__WRITTEN REQUEST__: Take the lines beginning with the one that contains "Generate a Python" and ending with the one that contains "plt.rcParams['font.family'] = ['Lato', 'DejaVu", and set them down exactly. Omit all pictures.

(Figure scripts)
• • • •

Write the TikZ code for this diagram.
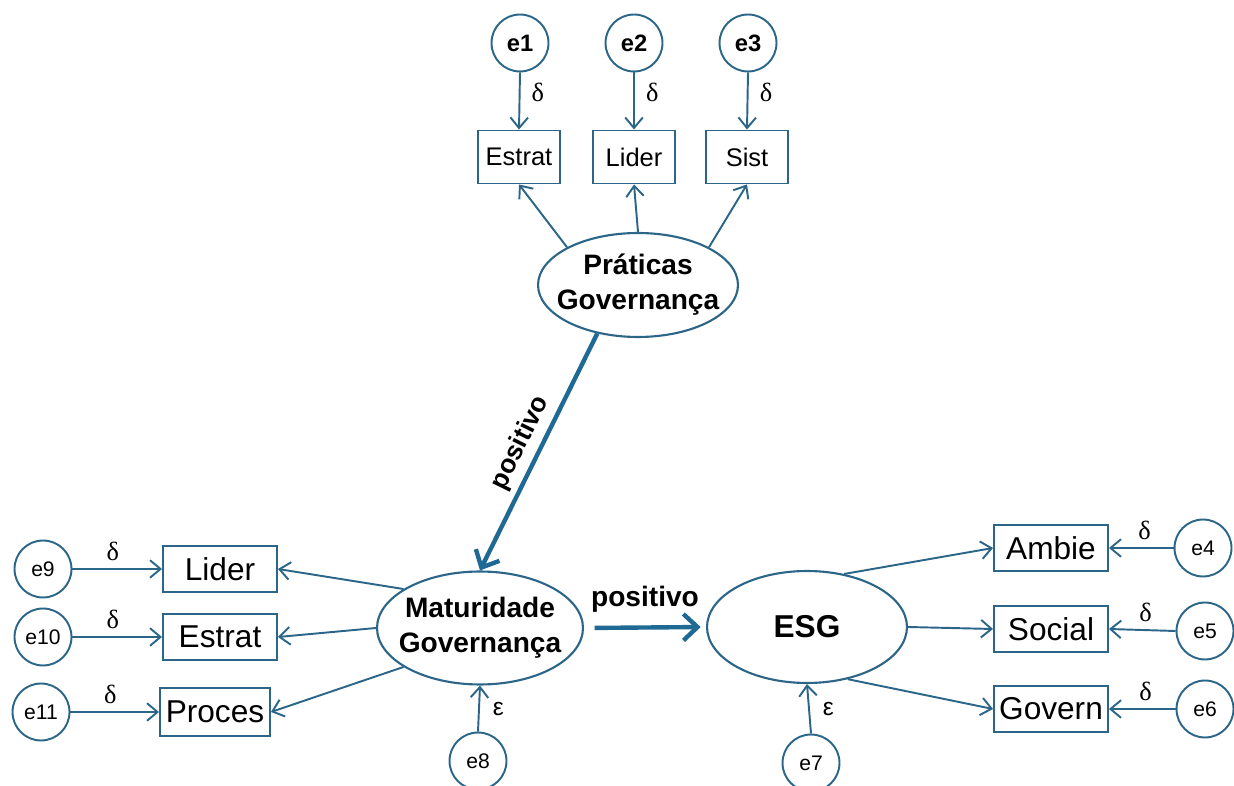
\documentclass[tikz,border=0pt]{standalone}
\usepackage{fontspec}
\setmainfont{Liberation Sans}
\newfontfamily\grkserif{Liberation Serif}
\usepackage{xcolor}
\usetikzlibrary{shapes.geometric,arrows.meta}
\definecolor{semblue}{HTML}{2B6688}
\definecolor{pathblue}{HTML}{1F6A94}

\begin{document}
\begin{tikzpicture}[
  x=0.02cm, y=-0.02cm,
  font=\fontsize{12}{14}\selectfont,
  ind/.style={draw=semblue, line width=1.1pt, inner sep=1pt,
              minimum width=1.64cm, minimum height=1.06cm,
              font=\fontsize{14.5}{16}\selectfont},
  indb/.style={ind, minimum width=2.28cm, minimum height=0.93cm,
               font=\fontsize{18}{20}\selectfont},
  lat/.style={ellipse, draw=semblue, line width=1.2pt, inner xsep=-7pt,
              inner ysep=0pt, align=center,
              font=\bfseries\fontsize{16}{20}\selectfont},
  err/.style={circle, draw=semblue, line width=1.1pt, inner sep=0pt,
              minimum size=1.14cm},
  arr/.style={-{Straight Barb[length=6pt, width=10pt]}, draw=semblue,
              line width=1.1pt},
  reg/.style={-{Straight Barb[length=8pt, width=15pt]}, draw=pathblue,
              line width=2.5pt},
  coef/.style={font=\grkserif\fontsize{15}{16}\selectfont},
  coefe/.style={font=\fontsize{14}{16}\selectfont}]

\useasboundingbox (0,0) rectangle (1234,786);

% latent variables
\node[lat, minimum width=4cm, minimum height=2.08cm] (prat) at (638,285)
  {Práticas\\Governança};
\node[lat, minimum width=4.12cm, minimum height=2.26cm] (mat) at (480,628)
  {Maturidade\\Governança};
\node[lat, minimum width=4cm, minimum height=2.24cm,
      font=\bfseries\fontsize{18}{20}\selectfont] (esg) at (807,627) {ESG};

% indicators
\node[ind] (estP) at (519,157) {Estrat};
\node[ind] (lidP) at (634,157) {Lider};
\node[ind] (sisP) at (747,157) {Sist};

\node[indb] (lidM) at (220,569) {Lider};
\node[indb] (estM) at (220,637) {Estrat};
\node[indb, minimum width=2.2cm, minimum height=0.97cm] (proM) at (215,712) {Proces};

\node[indb] (amb) at (1051,548) {Ambie};
\node[indb] (soc) at (1051,629) {Social};
\node[indb] (gov) at (1051,709) {Govern};

% error terms
\node[err, font=\bfseries\fontsize{13.5}{14}\selectfont] (e1) at (520,43) {e1};
\node[err, font=\bfseries\fontsize{13.5}{14}\selectfont] (e2) at (634,43) {e2};
\node[err, font=\bfseries\fontsize{13.5}{14}\selectfont] (e3) at (748,43) {e3};
\node[err] (e4) at (1203,548) {e4};
\node[err] (e5) at (1205,631) {e5};
\node[err] (e6) at (1205,709) {e6};
\node[err] (e7) at (811,763) {e7};
\node[err] (e8) at (478,761) {e8};
\node[err] (e9) at (43,569) {e9};
\node[err] (e10) at (43,637) {e10};
\node[err] (e11) at (41,712) {e11};

% measurement paths
\draw[arr] (prat.152) -- (estP.south);
\draw[arr] (prat.north) -- (lidP.south);
\draw[arr] (prat.28) -- (sisP.south);

\draw[arr] (mat.153) -- (lidM.east);
\draw[arr] (mat.west) -- (estM.east);
\draw[arr] (mat.207) -- (proM.east);

\draw[arr] (esg.55) -- (amb.west);
\draw[arr] (esg.east) -- (soc.west);
\draw[arr] (esg.-52) -- (gov.west);

% errors
\foreach \e/\v in {e1/estP,e2/lidP,e3/sisP}
  \draw[arr] (\e.south) -- node[pos=0.35, right=3pt, coef] {δ} (\v.north);
\foreach \e/\v in {e9/lidM,e10/estM,e11/proM}
  \draw[arr] (\e.east) -- node[pos=0.45, above=1pt, coef] {δ} (\v.west);
\foreach \e/\v in {e4/amb,e5/soc,e6/gov}
  \draw[arr] (\e.west) -- node[pos=0.45, above=1pt, coef] {δ} (\v.east);
\draw[arr] (e8.north) -- node[right=4pt, coefe] {ε} (mat.south);
\draw[arr] (e7.north) -- node[right=4pt, coefe] {ε} (esg.south);

% structural paths
\draw[reg] (prat.230) -- node[midway, sloped, above,
  font=\bfseries\fontsize{15}{18}\selectfont] {positivo} (mat.north);
\draw[reg, shorten <=6pt, shorten >=3pt] (mat.east) -- node[midway, above=4pt,
  font=\bfseries\fontsize{16}{18}\selectfont] {positivo} (esg.west);
\end{tikzpicture}
\end{document}
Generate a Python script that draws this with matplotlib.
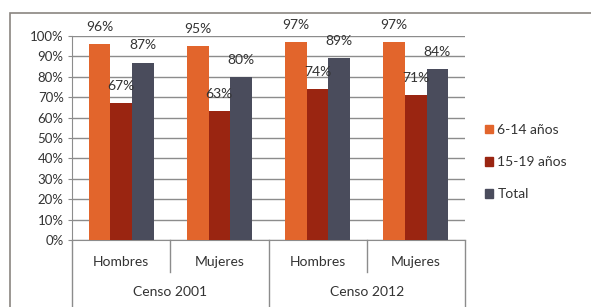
import matplotlib.pyplot as plt
from matplotlib.patches import Rectangle, Patch

plt.rcParams['font.family'] = ['Lato', 'DejaVu Sans']

sexos = ['Hombres', 'Mujeres', 'Hombres', 'Mujeres']
censos = ['Censo 2001', 'Censo 2012']
series = ['6-14 años', '15-19 años', 'Total']
v_6_14 = [96, 95, 97, 97]
v_15_19 = [67, 63, 74, 71]
v_total = [87, 80, 89, 84]
colores = ['#E2652C', '#9A2511', '#4A4C5C']
yticks = [0, 10, 20, 30, 40, 50, 60, 70, 80, 90, 100]

fig = plt.figure(figsize=(5.91, 3.07), dpi=100)
fig.patches.append(Rectangle((10 / 591, -0.1), 1.2, 1 - 13 / 307 + 0.1,
                             transform=fig.transFigure, fill=False,
                             edgecolor='#8a8580', linewidth=1.2))

ax = fig.add_axes([72 / 591, 1 - 240 / 307, (465 - 72) / 591, 204 / 307])

w = 0.22
x = range(len(sexos))
for i, vals in enumerate([v_6_14, v_15_19, v_total]):
    pos = [p + (i - 1) * w for p in x]
    bars = ax.bar(pos, [v / 100 for v in vals], width=w, color=colores[i],
                  zorder=3)
    for b, v in zip(bars, vals):
        ax.annotate(f'{v}%', (b.get_x() + b.get_width() / 2, b.get_height()),
                    xytext=(0, 8), textcoords='offset points',
                    ha='center', va='bottom', fontsize=10, color='#333333',
                    zorder=5)

ax.set_xlim(-0.5, 3.5)
ax.set_ylim(0, 1)
ax.set_yticks([t / 100 for t in yticks])
ax.set_yticklabels([f'{t}%' for t in yticks], fontsize=9.5, color='#333333')
ax.tick_params(axis='y', length=3, color='#8c8c8c', pad=3)
ax.set_xticks([])
ax.grid(axis='y', color='#8c8c8c', linewidth=1, zorder=0)
for s in ['top', 'right']:
    ax.spines[s].set_visible(False)
for s in ['left', 'bottom']:
    ax.spines[s].set_color('#8c8c8c')

tr = ax.get_xaxis_transform()
for i, s in enumerate(sexos):
    ax.text(i, -0.108, s, transform=tr, ha='center', va='center',
            fontsize=10, color='#333333')
for j, c in enumerate(censos):
    ax.text(2 * j + 0.5, -0.255, c, transform=tr, ha='center', va='center',
            fontsize=10, color='#333333')
for xs in [0.5, 2.5]:
    ax.plot([xs, xs], [0, -0.157], transform=tr, color='#8c8c8c',
            linewidth=1, clip_on=False)
for xs in [-0.5, 1.5, 3.5]:
    ax.plot([xs, xs], [0, -0.35], transform=tr, color='#8c8c8c',
            linewidth=1, clip_on=False)

handles = [Patch(color=c) for c in colores]
fig.legend(handles, series, loc='center left',
           bbox_to_anchor=(478 / 591, 1 - 162 / 307), frameon=False,
           fontsize=10, handlelength=0.6, handleheight=0.6,
           handletextpad=0.3, labelspacing=1.45, borderpad=0,
           labelcolor='#333333')

fig.savefig('out.png', dpi=100)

• • • •

__RESULT BELOW__:
Generate a Python script that draws this with matplotlib.
import matplotlib.pyplot as plt
from matplotlib.patches import Rectangle, Patch

plt.rcParams['font.family'] = ['Lato', 'DejaVu Sans']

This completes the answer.